WHAT THE EXERCISE ASKS: Starting at the first line of the listing below, repeat each line up to and including the one containing "const pmeTimeTicks = [0, 0.2, 0.4];". Leave out pictures.

━━━━━━

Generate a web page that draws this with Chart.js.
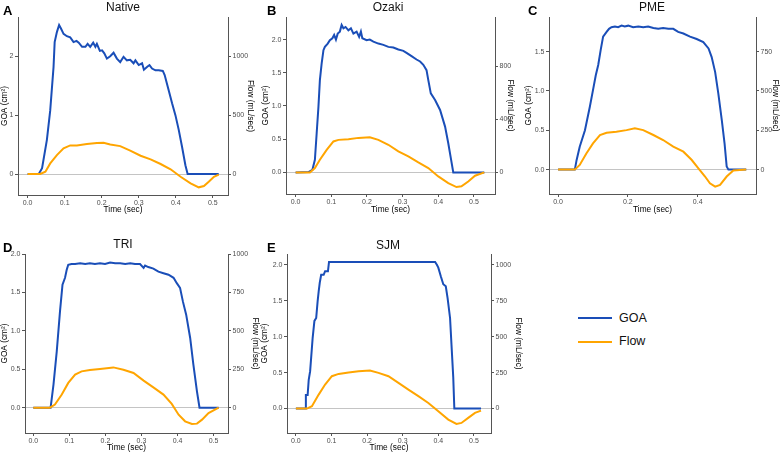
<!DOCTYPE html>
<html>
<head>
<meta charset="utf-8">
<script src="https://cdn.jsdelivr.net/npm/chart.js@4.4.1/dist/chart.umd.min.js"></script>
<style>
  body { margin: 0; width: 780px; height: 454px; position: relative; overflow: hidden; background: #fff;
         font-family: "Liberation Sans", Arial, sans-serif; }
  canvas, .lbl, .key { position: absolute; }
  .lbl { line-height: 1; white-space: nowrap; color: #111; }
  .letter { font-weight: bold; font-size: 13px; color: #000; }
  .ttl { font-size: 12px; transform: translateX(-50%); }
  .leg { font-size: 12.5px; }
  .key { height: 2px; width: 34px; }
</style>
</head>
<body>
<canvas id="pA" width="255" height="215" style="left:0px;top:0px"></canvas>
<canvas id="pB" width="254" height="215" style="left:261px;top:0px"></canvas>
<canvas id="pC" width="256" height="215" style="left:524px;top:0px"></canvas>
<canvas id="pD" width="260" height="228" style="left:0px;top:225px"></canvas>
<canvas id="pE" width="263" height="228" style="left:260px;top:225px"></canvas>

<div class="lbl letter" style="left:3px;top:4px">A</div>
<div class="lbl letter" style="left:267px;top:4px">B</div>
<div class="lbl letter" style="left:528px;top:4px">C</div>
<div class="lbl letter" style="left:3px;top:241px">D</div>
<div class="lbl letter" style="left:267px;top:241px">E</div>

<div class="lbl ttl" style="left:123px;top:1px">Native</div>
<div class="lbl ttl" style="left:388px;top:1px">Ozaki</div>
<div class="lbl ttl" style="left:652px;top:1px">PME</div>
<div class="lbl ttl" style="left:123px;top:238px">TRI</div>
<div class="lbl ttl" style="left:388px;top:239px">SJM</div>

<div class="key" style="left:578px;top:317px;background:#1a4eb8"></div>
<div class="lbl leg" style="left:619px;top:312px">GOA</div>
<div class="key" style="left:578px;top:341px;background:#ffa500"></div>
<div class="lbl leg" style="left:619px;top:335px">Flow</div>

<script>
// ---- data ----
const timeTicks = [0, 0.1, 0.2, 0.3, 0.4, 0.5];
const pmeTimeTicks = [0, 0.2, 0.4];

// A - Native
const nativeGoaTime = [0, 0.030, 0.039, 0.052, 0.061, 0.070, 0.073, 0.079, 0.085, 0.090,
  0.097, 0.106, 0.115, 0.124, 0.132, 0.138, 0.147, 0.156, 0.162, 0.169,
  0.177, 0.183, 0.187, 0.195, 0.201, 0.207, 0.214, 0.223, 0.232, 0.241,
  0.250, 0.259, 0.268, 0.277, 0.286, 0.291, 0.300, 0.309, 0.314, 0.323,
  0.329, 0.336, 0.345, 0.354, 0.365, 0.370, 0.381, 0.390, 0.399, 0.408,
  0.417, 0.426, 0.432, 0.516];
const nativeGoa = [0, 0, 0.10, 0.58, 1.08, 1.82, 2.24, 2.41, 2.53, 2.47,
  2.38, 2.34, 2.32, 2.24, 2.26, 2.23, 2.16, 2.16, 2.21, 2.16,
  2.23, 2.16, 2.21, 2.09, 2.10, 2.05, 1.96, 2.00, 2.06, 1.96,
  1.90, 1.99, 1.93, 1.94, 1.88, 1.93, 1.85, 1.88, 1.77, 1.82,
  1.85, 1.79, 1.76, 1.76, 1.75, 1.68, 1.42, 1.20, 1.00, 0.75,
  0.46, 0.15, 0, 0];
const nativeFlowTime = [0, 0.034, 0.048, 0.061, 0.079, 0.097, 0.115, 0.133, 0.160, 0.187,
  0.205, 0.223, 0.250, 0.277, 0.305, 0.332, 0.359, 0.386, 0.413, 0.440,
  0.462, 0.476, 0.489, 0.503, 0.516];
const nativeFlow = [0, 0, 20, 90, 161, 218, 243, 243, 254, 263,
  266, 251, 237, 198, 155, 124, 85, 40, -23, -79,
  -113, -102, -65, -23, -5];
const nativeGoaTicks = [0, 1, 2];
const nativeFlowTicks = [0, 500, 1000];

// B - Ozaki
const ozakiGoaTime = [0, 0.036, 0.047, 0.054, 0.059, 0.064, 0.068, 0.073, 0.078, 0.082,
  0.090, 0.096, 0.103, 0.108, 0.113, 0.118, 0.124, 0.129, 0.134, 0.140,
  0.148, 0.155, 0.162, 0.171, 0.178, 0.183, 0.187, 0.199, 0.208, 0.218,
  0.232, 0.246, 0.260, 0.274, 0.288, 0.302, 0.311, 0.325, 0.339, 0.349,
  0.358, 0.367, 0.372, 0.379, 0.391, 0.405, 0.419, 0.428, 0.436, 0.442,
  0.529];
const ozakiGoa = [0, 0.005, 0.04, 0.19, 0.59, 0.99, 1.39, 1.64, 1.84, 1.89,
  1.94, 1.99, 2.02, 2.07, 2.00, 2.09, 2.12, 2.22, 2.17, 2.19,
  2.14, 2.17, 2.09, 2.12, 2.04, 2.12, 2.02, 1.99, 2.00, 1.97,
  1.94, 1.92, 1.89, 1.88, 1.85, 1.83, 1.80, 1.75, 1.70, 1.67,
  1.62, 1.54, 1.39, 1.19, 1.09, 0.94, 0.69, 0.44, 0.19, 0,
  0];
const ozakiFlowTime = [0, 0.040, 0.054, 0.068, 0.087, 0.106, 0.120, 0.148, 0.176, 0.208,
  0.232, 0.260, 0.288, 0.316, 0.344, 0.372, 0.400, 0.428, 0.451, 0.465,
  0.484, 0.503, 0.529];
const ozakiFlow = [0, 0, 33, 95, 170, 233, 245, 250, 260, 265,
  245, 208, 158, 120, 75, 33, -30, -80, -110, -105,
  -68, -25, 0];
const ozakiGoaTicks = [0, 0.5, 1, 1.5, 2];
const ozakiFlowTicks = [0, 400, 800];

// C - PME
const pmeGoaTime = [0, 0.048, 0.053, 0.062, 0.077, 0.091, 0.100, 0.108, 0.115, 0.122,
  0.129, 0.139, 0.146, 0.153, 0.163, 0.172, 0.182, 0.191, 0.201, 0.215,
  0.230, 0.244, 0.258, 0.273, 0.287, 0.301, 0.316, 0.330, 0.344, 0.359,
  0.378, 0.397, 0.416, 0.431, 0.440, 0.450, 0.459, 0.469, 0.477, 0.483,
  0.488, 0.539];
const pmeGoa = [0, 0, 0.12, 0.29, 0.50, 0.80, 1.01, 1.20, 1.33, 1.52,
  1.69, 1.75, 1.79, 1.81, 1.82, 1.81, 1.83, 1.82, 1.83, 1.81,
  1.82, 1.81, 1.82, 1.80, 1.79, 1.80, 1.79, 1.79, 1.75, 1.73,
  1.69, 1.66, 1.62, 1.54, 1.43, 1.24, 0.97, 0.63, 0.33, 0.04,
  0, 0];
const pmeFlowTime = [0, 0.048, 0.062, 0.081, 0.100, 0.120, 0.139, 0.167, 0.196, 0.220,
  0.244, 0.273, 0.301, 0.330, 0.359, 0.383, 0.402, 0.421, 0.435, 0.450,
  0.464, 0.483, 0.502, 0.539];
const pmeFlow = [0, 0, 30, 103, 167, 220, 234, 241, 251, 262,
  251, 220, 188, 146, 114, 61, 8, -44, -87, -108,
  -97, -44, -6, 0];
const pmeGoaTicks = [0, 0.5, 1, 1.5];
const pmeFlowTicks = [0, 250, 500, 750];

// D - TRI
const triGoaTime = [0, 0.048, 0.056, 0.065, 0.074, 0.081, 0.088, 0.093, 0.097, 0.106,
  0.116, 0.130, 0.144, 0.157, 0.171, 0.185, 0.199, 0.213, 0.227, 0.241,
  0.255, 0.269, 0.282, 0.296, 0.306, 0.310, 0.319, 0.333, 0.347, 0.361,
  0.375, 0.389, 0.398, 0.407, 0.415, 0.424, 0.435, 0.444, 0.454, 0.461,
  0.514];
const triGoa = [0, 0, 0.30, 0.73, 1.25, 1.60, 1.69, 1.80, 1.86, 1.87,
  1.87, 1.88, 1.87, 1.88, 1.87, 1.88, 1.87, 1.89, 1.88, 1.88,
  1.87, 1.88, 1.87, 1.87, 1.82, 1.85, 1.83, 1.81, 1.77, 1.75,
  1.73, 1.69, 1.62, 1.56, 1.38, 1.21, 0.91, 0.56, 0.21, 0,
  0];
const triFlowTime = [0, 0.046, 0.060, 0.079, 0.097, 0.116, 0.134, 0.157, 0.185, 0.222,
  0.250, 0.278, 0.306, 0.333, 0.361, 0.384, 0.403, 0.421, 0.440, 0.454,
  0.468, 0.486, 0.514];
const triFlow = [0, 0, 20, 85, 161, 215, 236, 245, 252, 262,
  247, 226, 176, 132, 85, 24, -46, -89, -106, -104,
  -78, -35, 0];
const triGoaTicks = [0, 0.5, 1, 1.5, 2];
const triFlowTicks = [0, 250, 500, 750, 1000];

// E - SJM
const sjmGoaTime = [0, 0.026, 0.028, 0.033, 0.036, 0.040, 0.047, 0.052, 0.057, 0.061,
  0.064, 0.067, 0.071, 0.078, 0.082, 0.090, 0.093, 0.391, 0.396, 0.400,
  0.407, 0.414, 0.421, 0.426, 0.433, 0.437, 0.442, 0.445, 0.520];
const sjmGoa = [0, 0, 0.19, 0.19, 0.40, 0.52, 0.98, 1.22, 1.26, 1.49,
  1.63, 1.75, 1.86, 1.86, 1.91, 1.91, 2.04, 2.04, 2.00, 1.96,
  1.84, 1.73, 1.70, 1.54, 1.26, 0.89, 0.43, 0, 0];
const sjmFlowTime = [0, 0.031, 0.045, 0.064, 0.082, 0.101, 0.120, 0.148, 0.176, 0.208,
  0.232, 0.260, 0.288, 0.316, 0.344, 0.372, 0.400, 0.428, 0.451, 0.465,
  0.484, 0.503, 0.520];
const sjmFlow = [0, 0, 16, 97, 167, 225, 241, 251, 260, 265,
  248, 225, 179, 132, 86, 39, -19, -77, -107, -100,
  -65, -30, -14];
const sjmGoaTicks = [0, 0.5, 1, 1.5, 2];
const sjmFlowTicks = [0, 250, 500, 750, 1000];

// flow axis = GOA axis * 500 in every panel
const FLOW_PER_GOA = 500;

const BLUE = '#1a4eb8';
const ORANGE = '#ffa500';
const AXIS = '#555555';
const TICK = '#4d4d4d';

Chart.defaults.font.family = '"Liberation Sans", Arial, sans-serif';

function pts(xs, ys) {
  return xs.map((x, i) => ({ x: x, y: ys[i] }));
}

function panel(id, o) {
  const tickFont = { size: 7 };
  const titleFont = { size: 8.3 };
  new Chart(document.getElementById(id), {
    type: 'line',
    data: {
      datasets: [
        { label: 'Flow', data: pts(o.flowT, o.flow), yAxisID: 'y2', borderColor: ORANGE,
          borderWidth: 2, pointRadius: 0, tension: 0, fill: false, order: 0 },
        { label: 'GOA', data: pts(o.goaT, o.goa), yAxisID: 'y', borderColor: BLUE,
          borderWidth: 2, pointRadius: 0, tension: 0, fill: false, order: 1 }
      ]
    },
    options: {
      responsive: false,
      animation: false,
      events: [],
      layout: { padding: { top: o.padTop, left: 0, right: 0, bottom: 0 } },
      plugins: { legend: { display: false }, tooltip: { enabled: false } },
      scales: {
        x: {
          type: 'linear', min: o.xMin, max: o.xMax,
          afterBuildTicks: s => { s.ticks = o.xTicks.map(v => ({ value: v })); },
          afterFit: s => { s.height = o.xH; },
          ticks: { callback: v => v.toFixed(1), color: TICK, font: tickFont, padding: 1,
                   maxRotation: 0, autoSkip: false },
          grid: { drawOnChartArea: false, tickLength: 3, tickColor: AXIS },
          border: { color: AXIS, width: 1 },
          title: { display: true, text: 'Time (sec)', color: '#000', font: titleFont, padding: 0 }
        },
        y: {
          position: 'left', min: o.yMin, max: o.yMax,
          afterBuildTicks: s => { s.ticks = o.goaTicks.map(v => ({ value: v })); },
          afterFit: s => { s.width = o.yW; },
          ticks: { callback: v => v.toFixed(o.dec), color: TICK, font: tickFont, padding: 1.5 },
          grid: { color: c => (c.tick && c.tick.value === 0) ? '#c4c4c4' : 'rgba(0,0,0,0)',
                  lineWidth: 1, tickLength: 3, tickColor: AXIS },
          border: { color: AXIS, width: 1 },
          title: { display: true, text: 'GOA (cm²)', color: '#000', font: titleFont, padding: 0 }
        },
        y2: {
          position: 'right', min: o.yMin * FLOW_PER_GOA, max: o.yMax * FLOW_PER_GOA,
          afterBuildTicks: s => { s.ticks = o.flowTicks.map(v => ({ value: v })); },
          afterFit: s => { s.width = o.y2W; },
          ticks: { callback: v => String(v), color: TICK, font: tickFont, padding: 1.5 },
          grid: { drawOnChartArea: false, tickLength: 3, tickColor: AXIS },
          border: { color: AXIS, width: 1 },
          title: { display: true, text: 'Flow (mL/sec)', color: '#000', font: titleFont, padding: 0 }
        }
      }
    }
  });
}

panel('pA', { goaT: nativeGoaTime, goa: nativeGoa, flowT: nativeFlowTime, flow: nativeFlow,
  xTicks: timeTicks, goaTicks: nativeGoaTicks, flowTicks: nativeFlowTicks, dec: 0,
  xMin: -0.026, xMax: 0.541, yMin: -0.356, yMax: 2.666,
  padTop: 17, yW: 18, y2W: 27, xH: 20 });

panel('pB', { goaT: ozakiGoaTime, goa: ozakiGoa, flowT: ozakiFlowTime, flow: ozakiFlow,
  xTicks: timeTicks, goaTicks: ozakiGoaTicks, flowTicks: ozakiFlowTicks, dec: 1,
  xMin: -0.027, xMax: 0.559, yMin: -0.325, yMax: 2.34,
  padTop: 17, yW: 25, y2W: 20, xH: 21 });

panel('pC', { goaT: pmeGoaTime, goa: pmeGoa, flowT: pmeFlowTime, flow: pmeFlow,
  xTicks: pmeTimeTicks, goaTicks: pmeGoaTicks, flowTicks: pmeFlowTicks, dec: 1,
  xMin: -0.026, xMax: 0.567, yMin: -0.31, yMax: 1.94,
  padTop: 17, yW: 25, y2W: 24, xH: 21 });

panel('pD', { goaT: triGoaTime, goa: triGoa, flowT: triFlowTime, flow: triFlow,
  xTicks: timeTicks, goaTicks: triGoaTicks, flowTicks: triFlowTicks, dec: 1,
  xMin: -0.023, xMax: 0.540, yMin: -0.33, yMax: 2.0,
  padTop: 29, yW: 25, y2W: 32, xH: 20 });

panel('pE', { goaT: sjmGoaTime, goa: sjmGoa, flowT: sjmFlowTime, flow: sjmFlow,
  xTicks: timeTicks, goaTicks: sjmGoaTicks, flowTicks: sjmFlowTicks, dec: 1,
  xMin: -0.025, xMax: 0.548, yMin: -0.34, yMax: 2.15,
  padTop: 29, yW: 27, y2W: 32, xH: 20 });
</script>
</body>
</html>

━━━━━━

COMPLETE RESPONSE:
Generate a web page that draws this with Chart.js.
<!DOCTYPE html>
<html>
<head>
<meta charset="utf-8">
<script src="https://cdn.jsdelivr.net/npm/chart.js@4.4.1/dist/chart.umd.min.js"></script>
<style>
  body { margin: 0; width: 780px; height: 454px; position: relative; overflow: hidden; background: #fff;
         font-family: "Liberation Sans", Arial, sans-serif; }
  canvas, .lbl, .key { position: absolute; }
  .lbl { line-height: 1; white-space: nowrap; color: #111; }
  .letter { font-weight: bold; font-size: 13px; color: #000; }
  .ttl { font-size: 12px; transform: translateX(-50%); }
  .leg { font-size: 12.5px; }
  .key { height: 2px; width: 34px; }
</style>
</head>
<body>
<canvas id="pA" width="255" height="215" style="left:0px;top:0px"></canvas>
<canvas id="pB" width="254" height="215" style="left:261px;top:0px"></canvas>
<canvas id="pC" width="256" height="215" style="left:524px;top:0px"></canvas>
<canvas id="pD" width="260" height="228" style="left:0px;top:225px"></canvas>
<canvas id="pE" width="263" height="228" style="left:260px;top:225px"></canvas>

<div class="lbl letter" style="left:3px;top:4px">A</div>
<div class="lbl letter" style="left:267px;top:4px">B</div>
<div class="lbl letter" style="left:528px;top:4px">C</div>
<div class="lbl letter" style="left:3px;top:241px">D</div>
<div class="lbl letter" style="left:267px;top:241px">E</div>

<div class="lbl ttl" style="left:123px;top:1px">Native</div>
<div class="lbl ttl" style="left:388px;top:1px">Ozaki</div>
<div class="lbl ttl" style="left:652px;top:1px">PME</div>
<div class="lbl ttl" style="left:123px;top:238px">TRI</div>
<div class="lbl ttl" style="left:388px;top:239px">SJM</div>

<div class="key" style="left:578px;top:317px;background:#1a4eb8"></div>
<div class="lbl leg" style="left:619px;top:312px">GOA</div>
<div class="key" style="left:578px;top:341px;background:#ffa500"></div>
<div class="lbl leg" style="left:619px;top:335px">Flow</div>

<script>
// ---- data ----
const timeTicks = [0, 0.1, 0.2, 0.3, 0.4, 0.5];
const pmeTimeTicks = [0, 0.2, 0.4];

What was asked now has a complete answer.